In Hegelian terms, it would seem that these technological innovations would enable Platonic Idealism to finally assert itself as the victorious antithesis to Aristotelian Realism’s deposed thesis. But then Modernism appeared in the 20th Century to overturn this binary model, which had governed Western Art throughout its recorded history, by proposing a “pure plastic art” that aspired toward a new kind of Realism that would produce “a total integration of art and life” (Kleiner 780). As expressed by Piet Mondrian, a representative of De Stijl Movement (one of several manifestations of this aesthetic paradigm shift), life and art were no longer separate domains and, therefore, “the idea of art as an illusion separate from real life must disappear” (Kleiner 780). Building on the efforts made by Impressionists (who painted light instead of form) and Cubists (who depicted natural forms with geometrical shapes seen from multiple angles) to move beyond traditional modes of representation, many Abstract artists begin to look at life itself as art, not merely as its inspiration. From Marcel Duchamp’s found art to Man Ray’s avant-garde collages and conceptual photography, man and art were quickly dissolving into one another like never before.

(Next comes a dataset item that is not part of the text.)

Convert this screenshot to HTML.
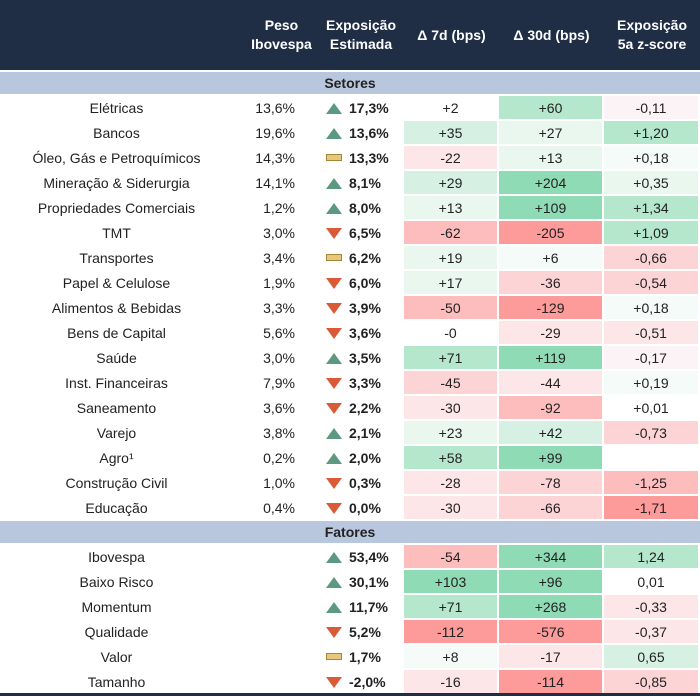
<!DOCTYPE html>
<html><head><meta charset="utf-8"><style>
body{margin:0;width:700px;height:696px;overflow:hidden;background:#fff;font-family:"Liberation Sans",sans-serif;font-size:14px;color:#222}
table{border-collapse:separate;border-spacing:0;table-layout:fixed;width:700px;position:absolute;left:0;top:0}
th{background:#1f2e45;color:#fff;font-weight:bold;height:70px;padding:0;line-height:19px;font-size:14px;text-align:center;border-bottom:2px solid #fff}
td{height:23px;padding:0;border-right:2px solid #fff;border-bottom:2px solid #fff;text-align:center;white-space:nowrap}
td.l{text-align:center;padding-right:10px}
td.p{text-align:right;padding-right:21px}
td.e{text-align:left;padding-left:8px;font-weight:bold}
tr.sec td{background:#b8c7dd;font-weight:bold;height:22px;border-right:0;text-align:center}
.up{display:inline-block;width:0;height:0;border-left:8px solid transparent;border-right:8px solid transparent;border-bottom:11px solid #5b9a80;vertical-align:-1px;margin-right:7px}
.dn{display:inline-block;width:0;height:0;border-left:8px solid transparent;border-right:8px solid transparent;border-top:11px solid #d95a36;vertical-align:-1px;margin-right:7px}
.nt{display:inline-block;width:14px;height:5px;background:#e8c77a;border:1px solid #a88436;vertical-align:2px;margin-right:7px}
.g4{background:#8fdbb5}.g3{background:#b5e7cd}.g2{background:#d6f1e3}.g1{background:#e9f7ef}.g0{background:#f5fbf8}
.r0{background:#fcf3f6}.r1{background:#fde6e7}.r2{background:#fdd4d6}.r3{background:#febdbd}.r4{background:#fd9a9a}
</style></head><body>
<table>
<colgroup><col style="width:245px"><col style="width:73px"><col style="width:86px"><col style="width:95px"><col style="width:105px"><col style="width:96px"></colgroup>
<tr><th></th><th>Peso<br>Ibovespa</th><th>Exposição<br>Estimada</th><th>Δ 7d (bps)</th><th>Δ 30d (bps)</th><th>Exposição<br>5a z-score</th></tr>
<tr class="sec"><td colspan="6">Setores</td></tr>
<tr><td class="l">Elétricas</td><td class="p">13,6%</td><td class="e"><span class="up"></span>17,3%</td><td>+2</td><td class="g3">+60</td><td class="r0">-0,11</td></tr>
<tr><td class="l">Bancos</td><td class="p">19,6%</td><td class="e"><span class="up"></span>13,6%</td><td class="g2">+35</td><td class="g1">+27</td><td class="g3">+1,20</td></tr>
<tr><td class="l">Óleo, Gás e Petroquímicos</td><td class="p">14,3%</td><td class="e"><span class="nt"></span>13,3%</td><td class="r1">-22</td><td class="g1">+13</td><td class="g0">+0,18</td></tr>
<tr><td class="l">Mineração &amp; Siderurgia</td><td class="p">14,1%</td><td class="e"><span class="up"></span>8,1%</td><td class="g2">+29</td><td class="g4">+204</td><td class="g1">+0,35</td></tr>
<tr><td class="l">Propriedades Comerciais</td><td class="p">1,2%</td><td class="e"><span class="up"></span>8,0%</td><td class="g1">+13</td><td class="g4">+109</td><td class="g3">+1,34</td></tr>
<tr><td class="l">TMT</td><td class="p">3,0%</td><td class="e"><span class="dn"></span>6,5%</td><td class="r3">-62</td><td class="r4">-205</td><td class="g3">+1,09</td></tr>
<tr><td class="l">Transportes</td><td class="p">3,4%</td><td class="e"><span class="nt"></span>6,2%</td><td class="g1">+19</td><td class="g0">+6</td><td class="r2">-0,66</td></tr>
<tr><td class="l">Papel &amp; Celulose</td><td class="p">1,9%</td><td class="e"><span class="dn"></span>6,0%</td><td class="g1">+17</td><td class="r2">-36</td><td class="r2">-0,54</td></tr>
<tr><td class="l">Alimentos &amp; Bebidas</td><td class="p">3,3%</td><td class="e"><span class="dn"></span>3,9%</td><td class="r3">-50</td><td class="r4">-129</td><td class="g0">+0,18</td></tr>
<tr><td class="l">Bens de Capital</td><td class="p">5,6%</td><td class="e"><span class="dn"></span>3,6%</td><td>-0</td><td class="r1">-29</td><td class="r1">-0,51</td></tr>
<tr><td class="l">Saúde</td><td class="p">3,0%</td><td class="e"><span class="up"></span>3,5%</td><td class="g3">+71</td><td class="g4">+119</td><td class="r0">-0,17</td></tr>
<tr><td class="l">Inst. Financeiras</td><td class="p">7,9%</td><td class="e"><span class="dn"></span>3,3%</td><td class="r2">-45</td><td class="r1">-44</td><td class="g0">+0,19</td></tr>
<tr><td class="l">Saneamento</td><td class="p">3,6%</td><td class="e"><span class="dn"></span>2,2%</td><td class="r1">-30</td><td class="r3">-92</td><td>+0,01</td></tr>
<tr><td class="l">Varejo</td><td class="p">3,8%</td><td class="e"><span class="up"></span>2,1%</td><td class="g1">+23</td><td class="g2">+42</td><td class="r2">-0,73</td></tr>
<tr><td class="l">Agro¹</td><td class="p">0,2%</td><td class="e"><span class="up"></span>2,0%</td><td class="g3">+58</td><td class="g4">+99</td><td></td></tr>
<tr><td class="l">Construção Civil</td><td class="p">1,0%</td><td class="e"><span class="dn"></span>0,3%</td><td class="r1">-28</td><td class="r2">-78</td><td class="r3">-1,25</td></tr>
<tr><td class="l">Educação</td><td class="p">0,4%</td><td class="e"><span class="dn"></span>0,0%</td><td class="r1">-30</td><td class="r2">-66</td><td class="r4">-1,71</td></tr>
<tr class="sec"><td colspan="6">Fatores</td></tr>
<tr><td class="l">Ibovespa</td><td class="p"></td><td class="e"><span class="up"></span>53,4%</td><td class="r3">-54</td><td class="g4">+344</td><td class="g3">1,24</td></tr>
<tr><td class="l">Baixo Risco</td><td class="p"></td><td class="e"><span class="up"></span>30,1%</td><td class="g4">+103</td><td class="g4">+96</td><td>0,01</td></tr>
<tr><td class="l">Momentum</td><td class="p"></td><td class="e"><span class="up"></span>11,7%</td><td class="g3">+71</td><td class="g4">+268</td><td class="r1">-0,33</td></tr>
<tr><td class="l">Qualidade</td><td class="p"></td><td class="e"><span class="dn"></span>5,2%</td><td class="r4">-112</td><td class="r4">-576</td><td class="r1">-0,37</td></tr>
<tr><td class="l">Valor</td><td class="p"></td><td class="e"><span class="nt"></span>1,7%</td><td class="g0">+8</td><td class="r1">-17</td><td class="g2">0,65</td></tr>
<tr><td class="l">Tamanho</td><td class="p"></td><td class="e"><span class="dn"></span>-2,0%</td><td class="r1">-16</td><td class="r4">-114</td><td class="r2">-0,85</td></tr>
</table>
<div style="position:absolute;left:0;top:693px;width:700px;height:3px;background:#1f2e45"></div>
</body></html>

These theoretical developments also inspired a new kind of radically political photojournalism, which in turn led many filmmakers to combine a documentary aesthetic with the acute social consciousness of 19th Century Naturalism to produce films about the daily struggles of ordinary people (e.g. Italian Neorealism and Cinéma Vérité).

duchamp-fountain

Art.

But the apotheosis of this kind of artistic subjectivity came into being in the 1960’s with the arrival of Andy Warhol’s unique creative vision and the rise of Pop Art. Though his artistic philosophy manifested itself in numerous ways, we will focus here on Warhol’s prediction that “in the future, everyone will be world-famous for 15 minutes” (Kaplan 758), which he saw as the unavoidable result of modern advances in media dissemination and forms and the rise of popular culture that his work helped to enshrine, and how this idea paved the way for today’s videoblogs. Warhol’s work and lifestyle, which were inseparable, proved the truth of this statement in a variety of ways, two of which we will demonstrate here. The Factory (the name of his successive multidisciplinary studios) was always filled with Warhol’s “Superstars,” the often untalented hangers-on that compromised much of his social and creative circle, who became famous simply for being at The Factory and associating with the artist. This phenomenon was captured and confirmed by Warhol’s literary expression of the Pop Art aesthetic, a, A Novel, an exact transcription of several conversations between the “superstars” and a response to James Joyce’s Modernist masterpiece Ulysses that further cemented the fame of the Factory milieu. Though some critics bewailed Warhol’s alleged superficiality and commerciality, most have come to see him as “the most brilliant mirror of our times,” an artist that “captured something irresistible about the zeitgeist of [modern] American culture” (Lando 1).

warhol-15

lucky guess.

Reflecting on the media-saturated pop culture of 1970’s America, Warhol could already say “my prediction from the sixties finally came true” (Kaplan 758). Although the intellectual restlessness of the notoriously protean artist would later cause him to change his famous statement to “in the future 15 people will be famous” and “in fifteen minutes everybody will be famous” in order to confuse and mystify people, his prediction retains its prescience to this day (Murphy 1). Just as his own MTV television program Any Warhol’s 15 minutes led to videoblog precursors like the Real world and the explosion of reality television in the last decade, his enduring legacy continues to be reflected in New Media forms like “youtube” and other websites that solicit and present user-generated material. These venues have made it easier than ever for regular people to get their 15 minutes of fame, causing some contemporary artists like the Scottish singer-songwriter Momus to joke that “on the Web, everyone will be famous to fifteen people” (Momus 1). As the epitome of aesthetic, if not necessarily artistic, Realism, the ascendance of the videoblog can be seen as the ultimate victory of the Aristotelian worldview in the realm of performance art.